Como deve saber o leitor, o Reino Unido se meteu em baita confusão desde que de forma oportunista seu ex-primeiro ministro do Partido Conservador, David Cameron, resolveu convocar um plebiscito sobre a permanência ou não dos britânicos na União Europeia. A proposta separatista (Brexit) prevaleceu com pequena margem, e desde então o povo da ilha da “quente cerveja” se coça sem saber para onde correr.

Nos próximos sessenta dias, entretanto, a ladainha deve chegar ao fim, com algum desfecho de grandes proporções (saída abrupta com recessão; novas eleições; governo provisório liderado pela oposição; novo plebiscito; entre outras).

Em meio a essa balbúrdia, uma réstia de luz se abriu para as forças de esquerda, mais especificamente para o Partido Trabalhista. Embora ninguém seja capaz de afirmar com precisão qual seria o resultado de uma eleição já no mês de outubro, Jeremy Corbyn, o líder dos trabalhistas, resolveu apresentar um programa de governo bastante ousado, anunciado como o mais radical de toda a história de seu emblemático partido.

Em primeiro lugar, o óbvio: se é possível imprimir moeda para ajudar as instituições financeiras encalacradas com suas próprias peripécias rentistas, por que não injetar dinheiro em grandes projetos de infraestrutura econômica e social? Seria o “Quantitative Easing (QE) para todos”, o qual produziria certamente resultados muito melhores (empregos, salários, crescimento econômico, ganhos de produtividade, entre outros) do que as versões de QE que se limitam a ajudar os bancos e fazer dos ricos mais ricos.

Além disso, observando a queda da qualidade dos serviços de utilidade pública desde que foram privatizados e os altos custos pagos pelos cidadãos britânicos, o programa do Labour defende com todas as letras a ampla reestatização das companhias de eletricidade, das empresas de saneamento, das redes de transporte público, dos correios e dos serviços médicos domiciliares (recentemente passados à empresas privadas).

Como se não bastasse, o time do Corbyn elenca ainda uma série de outras propostas interessantes: criar um banco estatal de investimentos para financiar projetos produtivos de longo prazo, utilizando recursos fiscais (exatamente como fazíamos aqui enquanto o país crescia); estabelecer uma meta ao Banco da Inglaterra (o BC deles) para que se garanta um ganho de produtividade da economia inglesa de ao menos 3% ao ano; adotar uma política industrial para o setor privado orientada pelas energias renováveis e pela criação de empregos de alta qualificação; estabelecer a obrigatoriedade das empresas distribuírem 10% de suas ações entre os seus empregados; fortalecer os mecanismos de contrato coletivo de trabalho e promover aumentos reais de salários.

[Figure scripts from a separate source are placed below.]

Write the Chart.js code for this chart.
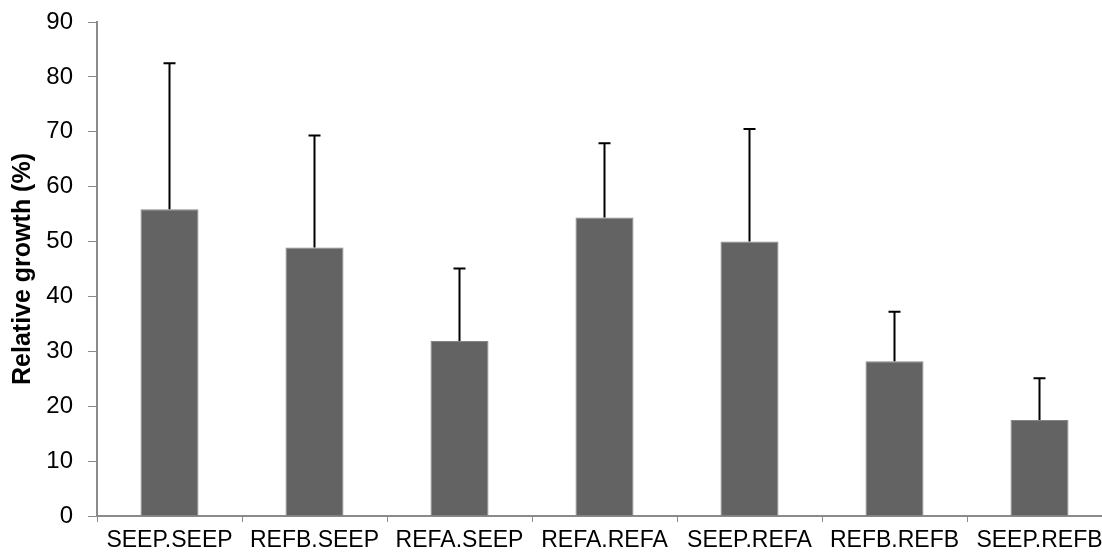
<!DOCTYPE html>
<html>
<head>
<meta charset="utf-8">
<script src="https://cdn.jsdelivr.net/npm/chart.js@4.4.0/dist/chart.umd.min.js"></script>
<style>
  body { margin: 0; overflow: hidden; background: #fff; }
  #wrap { width: 1112px; height: 557px; }
</style>
</head>
<body>
<div id="wrap"><canvas id="myChart"></canvas></div>
<script>
const labels1 = ["SEEP.SEEP", "REFB.SEEP", "REFA.SEEP", "REFA.REFA", "SEEP.REFA", "REFB.REFB", "SEEP.REFB"]
const means = [55.9, 48.9, 31.9, 54.4, 50.0, 28.2, 17.5]
const errUp = [26.6, 20.4, 13.2, 13.5, 20.5, 9.0, 7.6]
const yTicks = [0, 10, 20, 30, 40, 50, 60, 70, 80, 90]

const axisGray = "#8a8a8a"

// draws the upper error whiskers from the errUp array
const errorBars = {
	id: "errorBars",
	afterDatasetsDraw(chart) {
		const ctx = chart.ctx
		const meta = chart.getDatasetMeta(0)
		const y = chart.scales.y
		ctx.save()
		ctx.strokeStyle = "#000"
		ctx.lineWidth = 2
		meta.data.forEach((bar, i) => {
			const top = y.getPixelForValue(means[i] + errUp[i])
			const base = y.getPixelForValue(means[i])
			ctx.beginPath()
			ctx.moveTo(bar.x, base)
			ctx.lineTo(bar.x, top)
			ctx.moveTo(bar.x - 6, top)
			ctx.lineTo(bar.x + 6, top)
			ctx.stroke()
		})
		ctx.restore()
	}
}

let myChart1 = document.getElementById("myChart").getContext('2d')

let chart1 = new Chart(myChart1, {
	type: "bar",
	data: {
		labels: labels1,
		datasets: [{
			data: means,
			backgroundColor: "#636363",
			borderColor: "#858585",
			borderWidth: 1,
			barPercentage: 0.4,
			categoryPercentage: 1.0
		}]
	},
	options: {
		responsive: true,
		maintainAspectRatio: false,
		animation: false,
		layout: { padding: { top: 22, left: 0, right: 0, bottom: 0 } },
		plugins: {
			legend: { display: false },
			tooltip: { enabled: false }
		},
		scales: {
			x: {
				grid: { drawOnChartArea: false, drawTicks: true, tickLength: 6, color: axisGray, offset: true },
				border: { display: true, color: axisGray, width: 2 },
				ticks: {
					color: "#000",
					font: { family: "Liberation Sans", size: 23 },
					padding: 5,
					maxRotation: 0,
					autoSkip: false
				},
				afterFit(scale) {
					scale.height = 41
					scale.paddingLeft = 0
					scale.paddingRight = 0
				}
			},
			y: {
				min: 0,
				max: 90,
				afterBuildTicks(scale) { scale.ticks = yTicks.map(v => ({ value: v })) },
				grid: { drawOnChartArea: false, drawTicks: true, tickLength: 9, color: axisGray },
				border: { display: true, color: axisGray, width: 2 },
				ticks: {
					color: "#000",
					font: { family: "Liberation Sans", size: 24 },
					padding: 15
				},
				title: {
					display: true,
					text: "Relative growth (%)",
					color: "#000",
					font: { family: "Liberation Sans", size: 25, weight: "bold" },
					padding: { top: 8, bottom: 0 }
				},
				afterFit(scale) {
					scale.width = 97
					scale.paddingTop = 0
					scale.paddingBottom = 0
				}
			}
		}
	},
	plugins: [errorBars]
})
</script>
</body>
</html>
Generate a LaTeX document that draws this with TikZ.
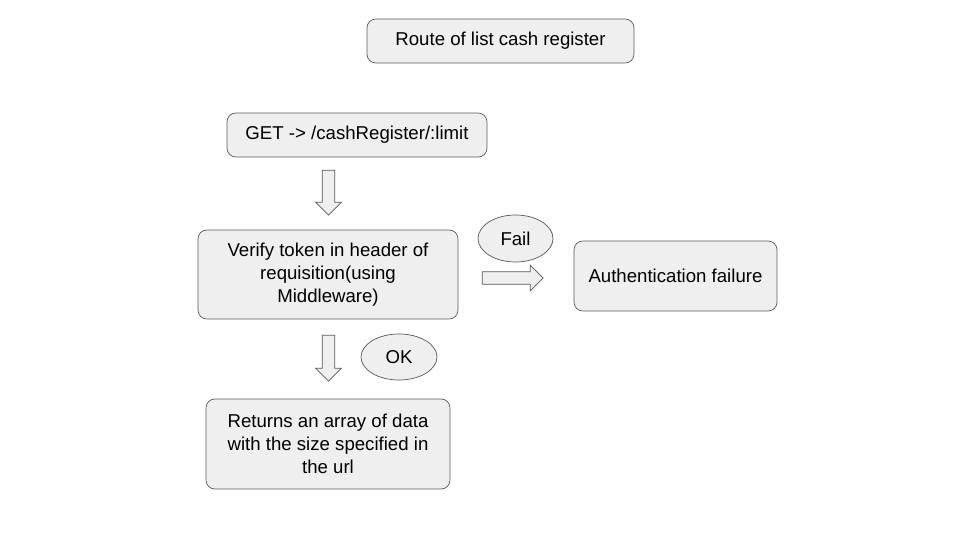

Somando tudo e cientes de que, por outro lado, o mar não está para peixe e a tal indústria 4.0 deve alterar profundamente as economias centrais nos próximos anos, com séria redução do volume de empregos, os trabalhistas ingleses apostam que seu programa caminha no sentido da “renda básica universal”, um pouco diferente do formato usualmente conhecido – de transferência monetária às famílias.

Na versão turbinada dos Labours a ambiciosa dissociação entre renda e trabalho passaria principalmente pela maior oferta de bens e serviços públicos a todo o conjunto da população, de tal forma que a remuneração de cada indivíduo deixe de ser o fator determinante de sua condição de vida. Noutros termos, o que orienta as proposições do Partido Trabalhista é a relativa desmercantilização da vida da população, garantindo acesso gratuito à saúde, educação, transporte, habitação, entre outros e, consequentemente, ampliando a renda disponível no bolso de cada trabalhador, a qual poderia ser utilizada em consumo, lazer, viagens, cultura, etc. Ou seja, nada muito novo, nem original, mas extremamente ousado e inspirador no cenário de confusão e covardia que predominou nos partidos trabalhistas ao redor do mundo nas últimas décadas.